This application relates generally to an internal combustion engine. More specifically, this application relates to a rotary internal combustion engine.
Internal combustion engines provide a mechanism for generating energy through the combustion of a fuel with an oxidizer, with typical fuels including diesel, gasoline, petroleum gas, and propane, and typical oxidizers including air. A number of different designs for internal combustion engines are known, including reciprocating engines in which pistons move within cylinders to convert pressure into rotational motion. Examples of reciprocating engines particularly include stroke engines, with designs that implement two-stroke cycles, four-stroke cycles, and six-stroke cycles, although there are other designs also.
Other structures for internal combustion engines avoid the use of pistons, such as by using rotors to effect the conversion of pressure into rotational motion instead of reciprocating pistons.
Both reciprocating engines and rotary engines are examples of engines that operate with intermittent combustion. Other designs use the same general principle of converting pressure into rotational motion, but are configured so that the combustion is continuous.
There are a number of sources of inefficiency in various engine designs, and some designs are more susceptible to operational failures. For example, in some rotary designs, contact between the rotary vanes and stationary parts of the engine reduces the lifetime of the engine because of progressive damage arising from friction. Other designs have constant-volume combustion chambers, limiting the ability for combustion gases to expand under pressure. In most such engines, the gases under pressure have little leverage when acting on the rotary part so that the efficiency can be low.

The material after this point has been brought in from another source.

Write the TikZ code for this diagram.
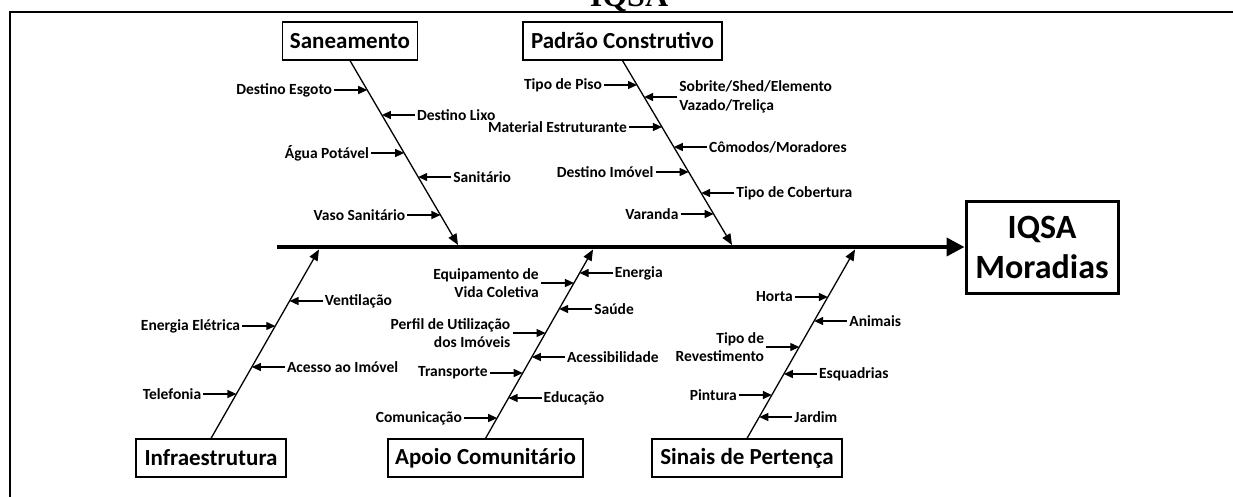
\documentclass[tikz,border=0pt]{standalone}
\usepackage{fontspec}
\setmainfont{Carlito}
\newfontfamily\titlefont{Liberation Serif}
\usetikzlibrary{arrows.meta,calc}
\newcommand\causeL[5]{%
  \coordinate (#1) at (intersection of #2--#3 and 0,#4--1000,#4);
  \node[lbl, align=right, anchor=east] (#1t) at ([xshift=-35pt]#1) {#5};
  \draw[sub] ([xshift=2pt]#1t.east) -- (#1);
}
\newcommand\causeR[5]{%
  \coordinate (#1) at (intersection of #2--#3 and 0,#4--1000,#4);
  \node[lbl, align=left, anchor=west] (#1t) at ([xshift=35pt]#1) {#5};
  \draw[sub] ([xshift=-2pt]#1t.west) -- (#1);
}
\begin{document}
\begin{tikzpicture}[x=1pt,y=-1pt,
  lbl/.style={font=\bfseries\fontsize{15.5}{18.5}\selectfont, inner sep=0pt},
  cbox/.style={draw, line width=1.2pt, font=\bfseries\fontsize{23}{27}\selectfont, inner sep=0pt, minimum height=38pt},
  bigbox/.style={draw, line width=3pt, font=\bfseries\fontsize{34}{40}\selectfont, align=center, inner sep=0pt, minimum width=152pt, minimum height=92pt},
  bone/.style={line width=1.3pt, -{Triangle[length=11pt,width=9pt]}},
  sub/.style={line width=1.3pt, -{Triangle[length=9pt,width=8pt]}},
  spine/.style={line width=4pt, -{Triangle[length=18pt,width=18pt]}},
  frame/.style={line width=2.5pt}]
\useasboundingbox (0,0) rectangle (1233,497);
% frame and title
\draw[frame] (10,505) -- (10,12) -- (1240,12);
\node[font=\titlefont\bfseries\fontsize{32}{36}\selectfont, anchor=base, inner sep=0pt] (title) at (629,7) {IQSA};
% boxes
\node[cbox, minimum width=135pt] (san) at (350,41) {Saneamento};
\node[cbox, minimum width=199pt] (pad) at (622.5,41) {Padrão Construtivo};
\node[cbox, minimum width=150pt] (inf) at (211,458) {Infraestrutura};
\node[cbox, minimum width=195pt] (apo) at (485.5,458) {Apoio Comunitário};
\node[cbox, minimum width=190pt] (sin) at (747,458) {Sinais de Pertença};
\node[bigbox] (iq) at (1042,247) {IQSA\\Moradias};
% spine
\coordinate (spL) at (277,247);
\draw[spine] (spL) -- (iq.west);
% bones
\coordinate (Sa) at (san.south); \coordinate (Sb) at (458,245);
\coordinate (Pa) at (pad.south); \coordinate (Pb) at (732,245);
\coordinate (Ia) at (inf.north); \coordinate (Ib) at (319,249.5);
\coordinate (Aa) at (apo.north); \coordinate (Ab) at (593,249.5);
\coordinate (Ta) at (sin.north); \coordinate (Tb) at (855,249.5);
\draw[bone] (Sa) -- (Sb);
\draw[bone] (Pa) -- (Pb);
\draw[bone] (Ia) -- (Ib);
\draw[bone] (Aa) -- (Ab);
\draw[bone] (Ta) -- (Tb);
% Saneamento
\causeL{s1}{Sa}{Sb}{90}{Destino Esgoto}
\causeR{s2}{Sa}{Sb}{115}{Destino Lixo}
\causeL{s3}{Sa}{Sb}{153}{Água Potável}
\causeR{s4}{Sa}{Sb}{177}{Sanitário}
\causeL{s5}{Sa}{Sb}{215}{Vaso Sanitário}
% Padrao
\causeL{p1}{Pa}{Pb}{85}{Tipo de Piso}
\causeR{p2}{Pa}{Pb}{97}{Sobrite/Shed/Elemento\\Vazado/Treliça}
\causeL{p3}{Pa}{Pb}{127}{Material Estruturante}
\causeR{p4}{Pa}{Pb}{147}{Cômodos/Moradores}
\causeL{p5}{Pa}{Pb}{172}{Destino Imóvel}
\causeR{p6}{Pa}{Pb}{193}{Tipo de Cobertura}
\causeL{p7}{Pa}{Pb}{214}{Varanda}
% Infraestrutura
\causeR{i1}{Ia}{Ib}{301}{Ventilação}
\causeL{i2}{Ia}{Ib}{326}{Energia Elétrica}
\causeR{i3}{Ia}{Ib}{367}{Acesso ao Imóvel}
\causeL{i4}{Ia}{Ib}{394}{Telefonia}
% Apoio
\causeR{a1}{Aa}{Ab}{273}{Energia}
\causeL{a2}{Aa}{Ab}{283}{Equipamento de\\Vida Coletiva}
\causeR{a3}{Aa}{Ab}{309}{Saúde}
\causeL{a4}{Aa}{Ab}{333}{Perfil de Utilização\\dos Imóveis}
\causeR{a5}{Aa}{Ab}{357}{Acessibilidade}
\causeL{a6}{Aa}{Ab}{373}{Transporte}
\causeR{a7}{Aa}{Ab}{398}{Educação}
\causeL{a8}{Aa}{Ab}{418}{Comunicação}
% Sinais
\causeL{t1}{Ta}{Tb}{297}{Horta}
\causeR{t2}{Ta}{Tb}{321}{Animais}
\causeL{t3}{Ta}{Tb}{347}{Tipo de\\Revestimento}
\causeR{t4}{Ta}{Tb}{374}{Esquadrias}
\causeL{t5}{Ta}{Tb}{395}{Pintura}
\causeR{t6}{Ta}{Tb}{417}{Jardim}
\end{tikzpicture}
\end{document}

Some engines that function as conventional two- or four-stroke engines provide insufficient time for complete fuel burning or lack ways to cool, resulting in limited efficiency. Other disadvantages that are known with convention two- or four-stroke engines include variations in leverage, with relatively little leverage being provided at the beginning of the power stroke so that power may be lost at the end of the power stroke. In addition, the exhaust valve is typically opened when the cylinders are still under pressure, contributing to power loss, particularly at high revolution speeds. These types of engines tend to have a large number of moving parts, which can be heavy so that energy is lost in accelerating those parts. There may also be significant losses due to friction between the moving parts.